JLL empowers you to shape a brighter way. Our people at JLL and JLL Technologies are shaping the future of real estate for a better world by combining world class services, advisory and technology for our clients. We are committed to hiring the best, most talented people and empowering them to thrive, grow meaningful careers and to find a place where they belong. Whether you’ve got deep experience in commercial real estate, skilled trades or technology, or you’re looking to apply your relevant experience to a new industry, join our team as we help shape a brighter way forward. About the Role: JLL is seeking a Data Engineer to join our Central Data Platform Team, supporting enterprise-wide data initiatives and foundational platform solutions.
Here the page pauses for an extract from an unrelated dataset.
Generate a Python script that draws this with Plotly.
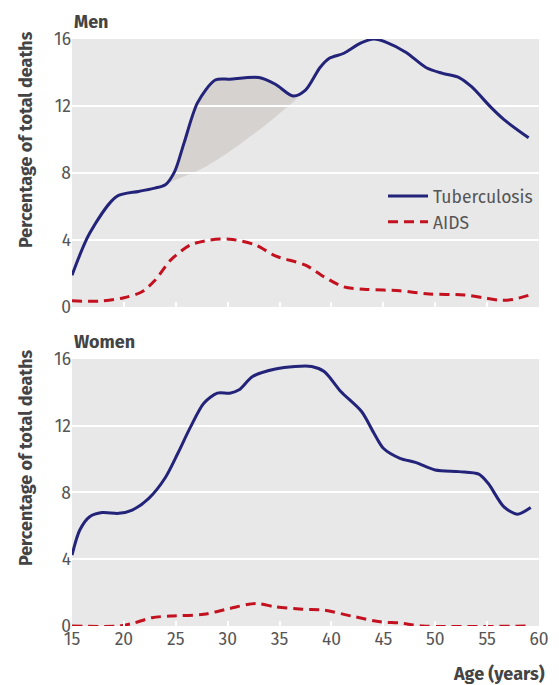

You will play a key role in designing, building, and maintaining scalable data pipelines and indexing infrastructure, with a strong preference for Databricks experience. You will collaborate with engineering peers to ensure the reliability, performance, and operational excellence of JLL’s enterprise data systems, leveraging cutting-edge cloud and AI technologies. This position offers substantial ownership of technical projects and opportunities to impact code uniformity, performance optimization, and enterprise data best practices. You’ll work with diverse data sources, contribute to both internal and stakeholder-facing solutions, and participate in the transformation of JLL’s data ecosystem at a global scale.

Requirements

Minimum 4 years of professional experience in data engineering or a related field.
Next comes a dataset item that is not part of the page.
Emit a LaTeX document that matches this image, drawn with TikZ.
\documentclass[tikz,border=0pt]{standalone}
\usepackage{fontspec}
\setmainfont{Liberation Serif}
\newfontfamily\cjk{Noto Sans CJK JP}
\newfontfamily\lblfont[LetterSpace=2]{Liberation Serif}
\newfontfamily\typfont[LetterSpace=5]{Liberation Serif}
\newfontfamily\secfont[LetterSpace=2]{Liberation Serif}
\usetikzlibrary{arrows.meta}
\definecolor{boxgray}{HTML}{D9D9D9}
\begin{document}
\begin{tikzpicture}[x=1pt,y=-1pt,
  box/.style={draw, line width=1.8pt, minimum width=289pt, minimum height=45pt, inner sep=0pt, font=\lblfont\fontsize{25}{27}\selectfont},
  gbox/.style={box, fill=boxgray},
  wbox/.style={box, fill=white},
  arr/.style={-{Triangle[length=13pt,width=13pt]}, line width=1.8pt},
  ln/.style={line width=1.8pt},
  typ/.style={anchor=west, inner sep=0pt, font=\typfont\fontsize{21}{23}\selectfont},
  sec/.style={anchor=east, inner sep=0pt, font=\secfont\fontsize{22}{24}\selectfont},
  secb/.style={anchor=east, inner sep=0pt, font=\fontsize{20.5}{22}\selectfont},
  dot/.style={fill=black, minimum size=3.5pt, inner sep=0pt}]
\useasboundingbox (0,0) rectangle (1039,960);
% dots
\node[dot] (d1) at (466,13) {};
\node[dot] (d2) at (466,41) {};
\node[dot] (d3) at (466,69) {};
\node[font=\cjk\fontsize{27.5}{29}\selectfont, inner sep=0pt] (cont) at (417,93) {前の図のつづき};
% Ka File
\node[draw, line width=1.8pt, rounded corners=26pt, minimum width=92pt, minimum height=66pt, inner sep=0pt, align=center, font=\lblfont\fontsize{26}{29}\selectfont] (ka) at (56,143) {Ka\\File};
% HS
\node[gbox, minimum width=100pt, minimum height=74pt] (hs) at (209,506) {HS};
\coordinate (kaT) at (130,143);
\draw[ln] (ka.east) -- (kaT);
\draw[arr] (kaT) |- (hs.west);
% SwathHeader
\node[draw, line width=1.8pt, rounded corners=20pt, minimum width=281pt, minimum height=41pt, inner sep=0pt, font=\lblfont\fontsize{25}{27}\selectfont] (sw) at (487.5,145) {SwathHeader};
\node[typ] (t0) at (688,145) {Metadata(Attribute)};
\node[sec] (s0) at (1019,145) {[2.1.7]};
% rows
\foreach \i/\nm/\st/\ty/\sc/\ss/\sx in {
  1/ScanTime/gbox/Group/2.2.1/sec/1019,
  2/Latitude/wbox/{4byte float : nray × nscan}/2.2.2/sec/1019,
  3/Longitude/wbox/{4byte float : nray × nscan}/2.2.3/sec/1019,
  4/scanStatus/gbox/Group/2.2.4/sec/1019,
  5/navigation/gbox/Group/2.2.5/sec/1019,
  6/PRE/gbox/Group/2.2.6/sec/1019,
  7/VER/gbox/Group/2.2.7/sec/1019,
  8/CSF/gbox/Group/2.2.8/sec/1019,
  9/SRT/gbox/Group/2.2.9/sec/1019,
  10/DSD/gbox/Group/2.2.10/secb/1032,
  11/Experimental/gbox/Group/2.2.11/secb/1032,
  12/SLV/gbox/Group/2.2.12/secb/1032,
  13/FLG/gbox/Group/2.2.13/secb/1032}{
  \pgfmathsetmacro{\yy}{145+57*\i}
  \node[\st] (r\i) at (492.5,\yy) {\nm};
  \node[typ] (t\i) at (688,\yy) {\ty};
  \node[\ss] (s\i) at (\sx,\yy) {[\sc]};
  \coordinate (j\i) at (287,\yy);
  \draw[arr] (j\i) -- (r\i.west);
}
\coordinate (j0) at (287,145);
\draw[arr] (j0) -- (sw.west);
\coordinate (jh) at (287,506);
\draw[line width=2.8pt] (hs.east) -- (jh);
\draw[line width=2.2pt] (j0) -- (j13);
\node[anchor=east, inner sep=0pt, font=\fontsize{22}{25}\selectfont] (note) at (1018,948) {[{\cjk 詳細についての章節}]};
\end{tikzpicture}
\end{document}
Proficient in PySpark and Databricks for enterprise-scale ETL, data processing, and pipeline optimization.
Hands-on experience with DocumentDB, cache databases, advanced indexing, and database concepts.
Exposure to cloud platforms (Azure, AWS, GCP) and strong understanding of cloud architecture and networking components.
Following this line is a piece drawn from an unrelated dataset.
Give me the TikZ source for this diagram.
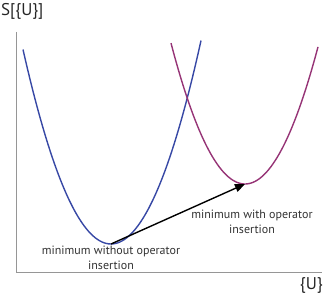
\documentclass[tikz,border=0pt]{standalone}
\usepackage{fontspec}
\setmainfont{PT Sans}
\usetikzlibrary{arrows.meta}
\definecolor{curveblue}{RGB}{55,72,165}
\definecolor{curvepurple}{RGB}{150,52,118}
\definecolor{axisgray}{RGB}{150,150,150}
\begin{document}
\begin{tikzpicture}[x=1pt,y=-1pt,
  axisline/.style={draw=axisgray,line width=1pt},
  curveline/.style={line width=1.4pt},
  lbl/.style={font=\fontsize{12}{15}\selectfont,align=center,text=black!80,inner sep=0pt},
  axlbl/.style={font=\fontsize{17}{17}\selectfont,inner sep=0pt,text=black!85}]
\useasboundingbox (0,0) rectangle (332,302);
\coordinate (origin) at (16,272);
\coordinate (ytop) at (16,32);
\coordinate (xend) at (322,272);
\draw[axisline] (ytop) -- (origin) -- (xend);
\node[axlbl,anchor=north west] (slabel) at (1,3) {S[\{U\}]};
\node[axlbl,anchor=north east] (ulabel) at (323,277) {\{U\}};
% curves
\draw[curveline,curveblue] plot[domain=-88:90,samples=80,smooth] ({111+\x},{244-0.02512*\x*\x});
\draw[curveline,curvepurple] plot[domain=-74:73,samples=80,smooth] ({245+\x},{184-0.02573*\x*\x});
\coordinate (vmin) at (111,244);
\coordinate (vmin2) at (245,184);
\draw[line width=1.4pt,-{Triangle[length=10pt,width=8pt]}] (vmin) -- (vmin2);
\node[lbl] (lbla) at (111,258) {minimum without operator\\insertion};
\node[lbl] (lblb) at (252,221.5) {minimum with operator\\insertion};
\end{tikzpicture}
\end{document}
Familiarity with data lake architectures, medallion patterns, and data governance frameworks.
Experience with API development and event-driven data pipelines.
Competency using GitHub, GitHub Actions, and CI/CD practices in data engineering environments.
Experience or interest in applying AI/ML and AI tooling to data workflows.
Effectively builds rapport with diverse stakeholders and adapts communication to needs.
Strong ability to interpret information and resolve moderately defined and advanced problems within guidelines.
Reviews data to identify and resolve missing, inconsistent, or incomplete information.
Makes sound decisions within established guidelines, escalating complex issues as needed.
May provide guidance or direction to lower-level staff, contributing to their development.
Supports and contributes to a collaborative team, monitoring timeline and accuracy of operations.
Demonstrates flexibility and accountability while managing multiple priorities in fast-paced environments.
Initiates and maintains professional relationships to support team and business objectives.
Bachelor’s degree in Computer Science, Engineering, Information Technology, or a related field.
Minimum 3 years of hands-on experience in data engineering, including cloud and big data platforms.

Responsibilities

Design, implement, and optimize scalable ETL jobs using PySpark within platforms such as Databricks.
Build and maintain high-performance data ingestion, transformation, and indexing pipelines that support reliable search and retrieval across both structured and unstructured data sources (e.g., documents, PDFs) within enterprise data lakes.
Architect and support medallion architecture patterns, ensuring data quality, lineage, and governance across all central data platform layers.
Develop and maintain APIs for data integration, supporting business and analytical needs.
Leverage DocumentDB, cache DBs, and indexing solutions for efficient data storage and access.
Collaborate with infrastructure, software, and AI teams to support the development of foundational data systems, integrating cloud (Azure, AWS, GCP), networking components, and security best practices.
Manage code repositories using GitHub and automate deployment processes with GitHub Actions and CI/CD pipelines.
Explore, experiment with, and apply AI tools to enhance data platform capabilities and intelligent search outcomes.
Contribute to documentation, knowledge sharing, and adoption of best practices in a collaborative, agile engineering environment.
Optimize cluster operations and Spark jobs for performance and cost efficiency.